Directed by: David Slade
Starring: Kristen Stewart, Robert Pattinson, Taylor Lautner
I’m sorry to report that this third installation in the infernal Twilight franchise is disappointingly similar to its predecessors. I had been hoping that director David Slade who is responsible for the fang-tastic 30 Days of Night might have injected the franchise with the dose of blood that it so desperately needs. Unfortunately, it seems he is as sanitised as the others. It is very clear that these film are so desperately in need of the tween audience that the filmmakers refuse to allow any glimpse of gore; even going so far as a focus pull when the villainous Victoria bites someone’s neck and making it so vampires heads smash like glass when they die! No blood n guts here, no sir!
This instalment follows Victoria planning vengeance for her boyfriend’s death at the hands of Edward (way back in the first movie) by trying to kill Bella. Of course this sparks a war between the evil vamps and the veggie vamps. As the evil vamps recruit an army of newborns the veggie’s join forces with the werewolves in a truce formed with Bella’s best interest at heart.

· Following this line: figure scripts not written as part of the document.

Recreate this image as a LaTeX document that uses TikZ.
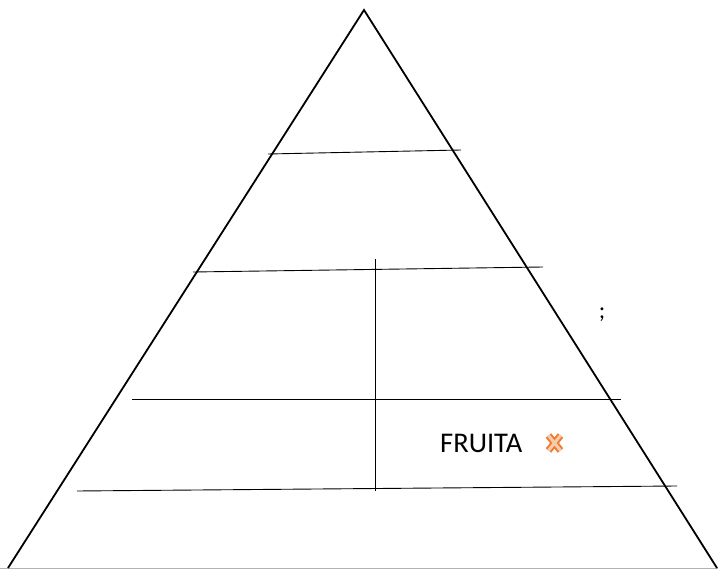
\documentclass[tikz,border=0pt]{standalone}
\usepackage{fontspec}
\setmainfont{Carlito}
\definecolor{xorange}{HTML}{ED7D31}
\definecolor{xlight}{HTML}{F8CBAD}
\begin{document}
\begin{tikzpicture}[x=1pt,y=-1pt,
  edge/.style={line width=1.8pt,black},
  level/.style={line width=0.9pt,black},
  lbl/.style={inner sep=0pt,font=\fontsize{28.5}{32}\selectfont}]
\useasboundingbox (0,0) rectangle (718,569);
\coordinate (apex) at (364,10);
\coordinate (bl) at (8,568);
\coordinate (br) at (717,568);
\draw[gray!60,line width=0.8pt] (0,568) -- (718,568);
\draw[edge,line join=miter] (bl) -- (apex) -- (br);
\coordinate (l1a) at (268,154); \coordinate (l1b) at (461,150);
\coordinate (l2a) at (193,272); \coordinate (l2b) at (543,267);
\coordinate (l3a) at (132,399); \coordinate (l3b) at (621,399);
\coordinate (l4a) at (77,491);  \coordinate (l4b) at (677,486);
\coordinate (va) at (375,259);  \coordinate (vb) at (375,491);
\draw[level] (l1a) -- (l1b);
\draw[level] (l2a) -- (l2b);
\draw[level] (l3a) -- (l3b);
\draw[level] (l4a) -- (l4b);
\draw[level] (va) -- (vb);
\node[lbl,anchor=base west] (fruita) at (440,452) {FRUITA};
\node[lbl,anchor=base,font=\fontsize{24}{26}\selectfont] (semi) at (602,319) {;};
\coordinate (x1) at (548.5,435.5); \coordinate (x2) at (560.5,450.5);
\coordinate (x3) at (560.5,435.5); \coordinate (x4) at (548.5,450.5);
\draw[xorange,line width=7pt] (x1) -- (x2) (x3) -- (x4);
\draw[xlight,line width=3pt] (x1) -- (x2) (x3) -- (x4);
\end{tikzpicture}
\end{document}
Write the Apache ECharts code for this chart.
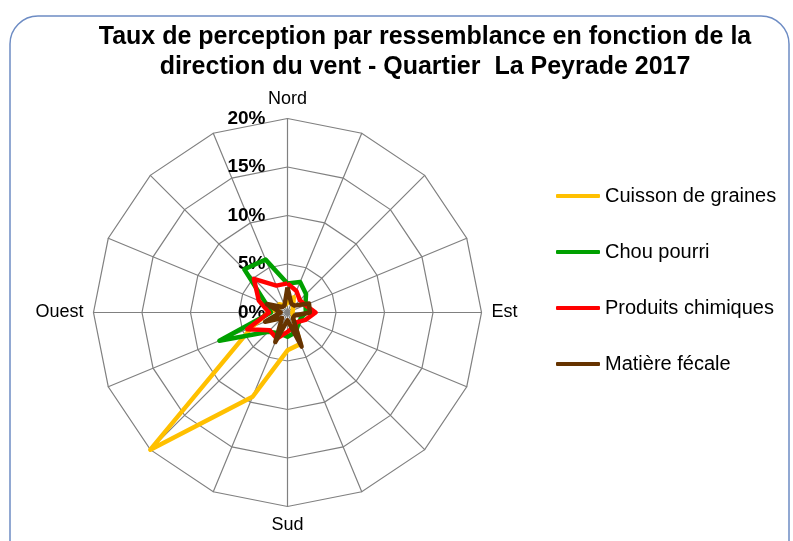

Meanwhile, Bella must choose between the very lovely Jacob who will love and protect her forever and ever and Edward who will make her a vampire and she can fend for herself. Bella’s decision to become a vampire, thus losing her soul, for the love of a boy is made even more troubling by the fact that she seems hardly distressed by the thought of ending her life. Despite pretty much everyone telling her it is a bad decision, she is staunch in her determination to do it. I dread to imagine the suicide tallies in a few years time if this is the stuff that is feeding our young teenagers imaginations.
Although this is certainly the least boring of the three films so far, it is as still almost completely devoid of humour, and the story structure is bafflingly tedious. The problem is that every dramatic setup is merely a way for the audience to gain insight into how much Edward and Jacob love Bella. There’s never a sense of danger, because we know that none of them die and despite the beautifully desolate cinematography (by Javier Aguirresrobe, fast becoming my favourite), there is not enough darkness to ever really thrill the audience. Eclipse tricks the audience into thinking that there is a dark, fearsome story going on but really it is just sanitised nonsense with no bite to it whatsoever. I cried for sex, blood and rock n roll after the first two films and hoped this film might give us some of that but unfortunately it has become clear that this franchise just doesn’t have the balls!
If you’re a Twi-hard you know not to bother reading reviews anyway, but this is definitely the best of the bunch. For those of you who haven’t been seduced, this probably won’t be the one to do it. That being said, Eclipse is shot beautifully, there are topless werewolves aplenty and it is far less boring than the last two films.